> Why do you feel this is relevant, let alone detrimental to the idea of microservices? It looks to me that it's one of the primary positive traits.
I did explain at the end of the sentence, why it was relevant: because rewriting in JS would have also meant switching to a completely new language. Which the team, as a whole had less experience with and which would have made it a complete rewrite without being able to reuse anything.
> This statement makes no sense at all.
I'm sorry you didn't understand it. If you asked a clarifying question I may have been able to explain.
> You stated the legacy codebase was crap,
No, I said one team member stated that the code base was crap. I didn't say it was crap. I didn't evaluate it, because I don't know (and don't like) PHP and because I didn't have to work with it anyway. The other two team members said the code was of acceptable quality for them to work on.

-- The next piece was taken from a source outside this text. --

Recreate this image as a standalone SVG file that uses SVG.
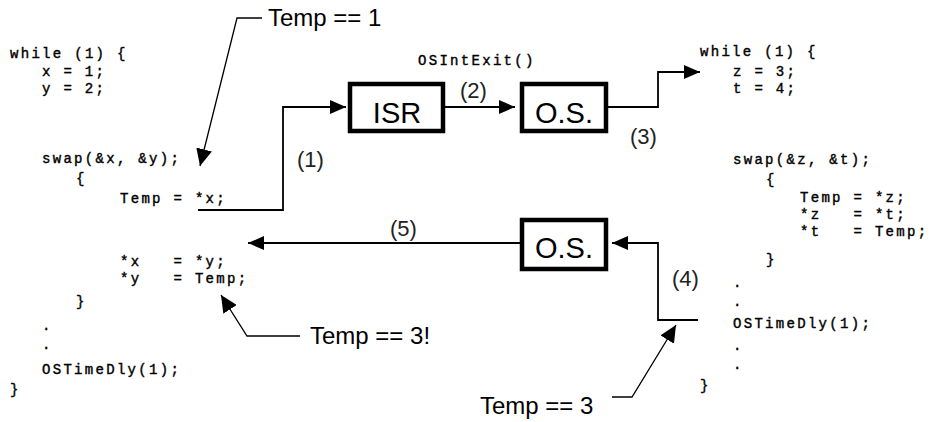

> and that a team member took up to himself to do the strangler's vine thing and gradually peel responsibilities out of the monolith. What leads you to believe this is stupid?
Because this is not what was going to happen and because they had been working on the thing for about 2 years back then without releasing it and because their planned release would have been in about 2 months. It's almost never about only the technology, these products and services serve a business purpose or provide value through other means. If it didn't matter, you can of course take all the time in the world, start over 10 times just to come up with what you think the best solution is for the problem. It's totally fine, this is the artistic approach. If you follow the engineering approach then you have to factor in the time and the investment too. Because in that case you have to deliver value.
Regarding peeling away gradually, this wasn't really what I said. The person pushing for the microservices solution said they needed to rewrite. So stop the world, rebuild the thing without having a working system during that period. (Because they didn't have a working system to start with.)